Dans les colonnes du quotidien Les Echos du 19 juin puis dans l’émission « les 4 vérités » de la matinale de France Télévision du 20 juin, Bruno LE MAIRE, ministre de l’Économie, des Finances et de la Souveraineté industrielle et numérique, sous couvert de financement de la transition écologique, a affirmé sa volonté de revenir sur la fiscalité des carburants pour plusieurs secteurs d’activité dont le transport routier. Le ministre a indiqué que de telles orientations avaient été actées à la suite de rencontres « avec les fédérations du secteur des transports routiers » qui « sont prêtes à s’engager dans cette démarche en vue du prochain projet de loi de finances ».
La FNTR, l’OTRE et l’Union TLF contestent ces déclarations laissant entendre qu’elles auraient acté ou accepté une hausse de la fiscalité des carburants.
Les pouvoirs publics ont loué le « rôle essentiel » du secteur du transport routier de marchandises durant la crise du Covid et lors des différents mouvements de grève.
Les professionnels du secteur ont été frappés de plein fouet par la crise des carburants, survenue au lendemain du déclenchement du conflit russo-ukrainien.
Dans ce contexte, et contrairement à nombre de voisins européens, notamment les transporteurs espagnols, les entreprises françaises n’ont pas obtenu la prolongation des aides au-delà du 31 décembre 2022, ni à la pompe, ni par véhicules.
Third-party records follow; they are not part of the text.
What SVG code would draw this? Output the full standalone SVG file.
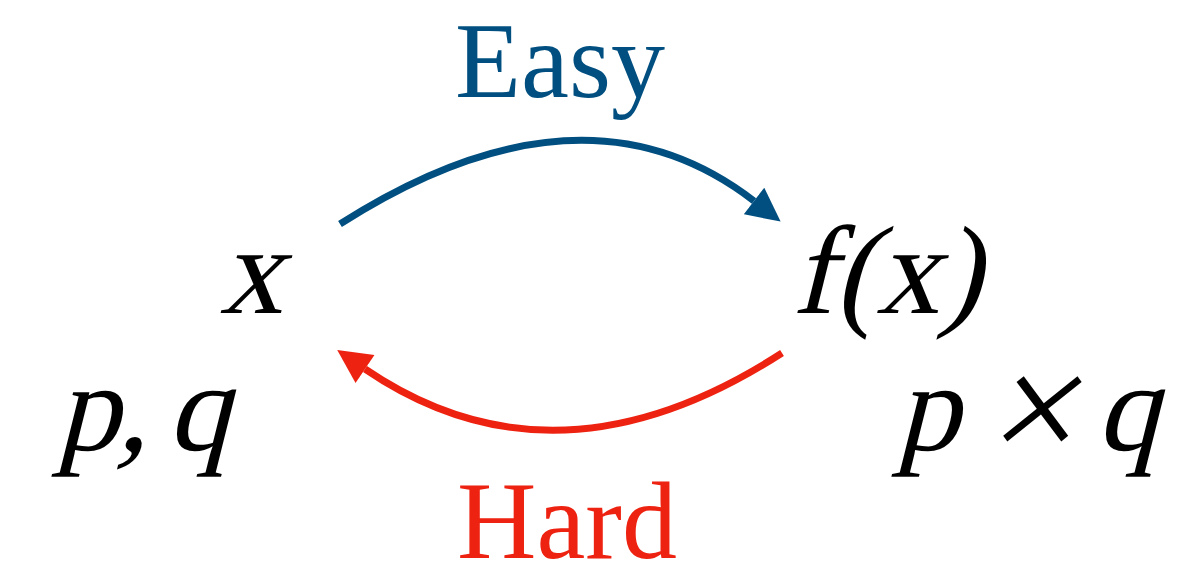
<svg xmlns="http://www.w3.org/2000/svg" width="1204" height="571" viewBox="0 0 1204 571">
<style>
.t{font-family:"Liberation Serif","Times New Roman",serif;}
.m{font-family:"Liberation Serif","Times New Roman",serif;font-size:126px;fill:#000;}
.c{fill:none;stroke-width:7;}
</style>
<defs>
<marker id="ab" viewBox="0 0 10 10" refX="0" refY="5" markerWidth="4.9" markerHeight="4.8" orient="auto" markerUnits="strokeWidth"><path d="M0,0L10,5L0,10z" fill="#004f80"/></marker>
<marker id="ar" viewBox="0 0 10 10" refX="0" refY="5" markerWidth="4.9" markerHeight="4.8" orient="auto" markerUnits="strokeWidth"><path d="M0,0L10,5L0,10z" fill="#ee2211"/></marker>
</defs>
<g id="connectors">
<path class="c" d="M340,224 Q583,69 754,201" stroke="#004f80" marker-end="url(#ab)"/>
<path class="c" d="M782,353 Q556,499 365,369" stroke="#ee2211" marker-end="url(#ar)"/>
</g>
<g id="label-easy"><text class="t" x="560" y="97" font-size="108" fill="#004f80" text-anchor="middle">Easy</text></g>
<g id="label-hard"><text class="t" x="567" y="558" font-size="110" fill="#ee2211" text-anchor="middle">Hard</text></g>
<g id="node-x"><text class="m" transform="translate(0,313) skewX(-14)" x="251" y="0" text-anchor="middle">x</text></g>
<g id="node-fx"><text class="m" transform="translate(0,313) skewX(-14)" x="792" y="0">f(x)</text></g>
<g id="node-pq"><text class="m" transform="translate(0,450) skewX(-14)" y="0"><tspan x="56">p</tspan><tspan x="117">,</tspan><tspan x="167">q</tspan></text></g>
<g id="node-ptq"><text class="m" transform="translate(0,450) skewX(-14)" y="0"><tspan x="896">p</tspan><tspan x="987" dy="12" font-size="160">×</tspan><tspan x="1096" dy="-12">q</tspan></text></g>
</svg>
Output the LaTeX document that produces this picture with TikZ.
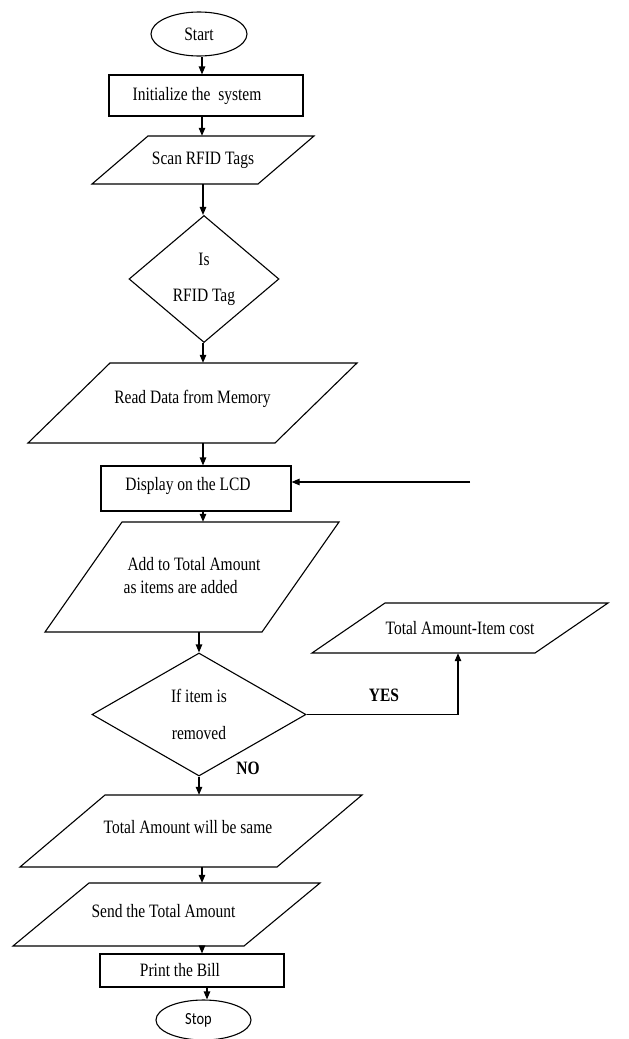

Aussi, après six ans de contraintes accrues (Zones à Faibles Émissions, interdiction de commercialisation de véhicules Diesel, …), La FNTR, l’OTRE et l’Union TLF s’étonnent des décisions en préparation pour le prochain projet de loi de finances pour 2024.
En effet, les dernières prises de parole gouvernementales concordent non seulement vers un rabot de l’ex-TICPE (désormais fraction perçue en métropole sur les produits énergétiques, autres que les gaz naturels et les charbons), mais également un renforcement généralisé de la fiscalité, tant locale que nationale, pesant sur le secteur.
- La fin du remboursement partiel de l’ex-TICPE a certes été actée dans la loi Climat et Résilience, mais cette dernière dispose qu’une telle mesure est conditionnée à « la disponibilité de l’offre de véhicules et de réseaux d’avitaillement permettant le renouvellement du parc de poids lourds. Cette évolution s’accompagne d’un soutien renforcé à la transition énergétique du secteur du transport routier, notamment par le recours aux biocarburants dont le bilan énergétique et carbone est vertueux ». Cela n’est pas le cas, comme le démontrent les travaux de la feuille de route pour la décarbonation du transport routier qui confirment qu’une offre dense reposant sur un mix énergétique décarboné ne sera accessible au mieux qu’à partir de 2030 et que, faute d’une offre alternative fiable notamment en raison d’un réseau de distribution adapté à la mobilité lourde non planifié, les véhicules lourds diesel constitueront encore une partie non négligeable de la flotte d’ici 2040.
- Après les épisodes qu’a dû surmonter la filière et à l’heure où des aides pour le financement de la transition des flottes, qui requière des investissements importants, sont attendues il semble anachronique d’envisager simultanément un verdissement « progressif » de la fiscalité qui encouragerait la transition du secteur tout en y associant une fiscalité punitive ciblant les « tarifs réduits d’accises sur les transports routiers». Une telle mesure risquerait, en outre, de mettre en péril la compétitivité du pavillon français et de creuser les distorsions de concurrence avec les entreprises étrangères opérant sur le réseau routier français sans y consommer la moindre goutte de carburant.
- Les travaux de la feuille de route de décarbonation ont évalué le surcoût d’investissements pour atteindre les objectifs de trajectoire de la SNBC3 pour l’acquisition des véhicules et le développement du réseau d’avitaillement à 52,6 Md€ alors que la suppression du remboursement partiel de la TICPE est évaluée à 1,8 Md€. Les gains ainsi obtenus apparaissent marginaux au regard des besoins en financement de la transition énergétique alors que le rabot de cette ristourne aura une incidence forte sur l’équilibre financier des entreprises du secteur, fortement fragilisées depuis 2020.
Pour ces raisons et afin de ne pas affaiblir encore le secteur du transport routier, la FNTR, l’OTRE et l’Union TLF demandent solennellement à être reçus par Bruno LE MAIRE ou ses équipes, dans les meilleurs délais afin d’évoquer les perspectives d’évolution de la fiscalité s’appliquant à notre secteur.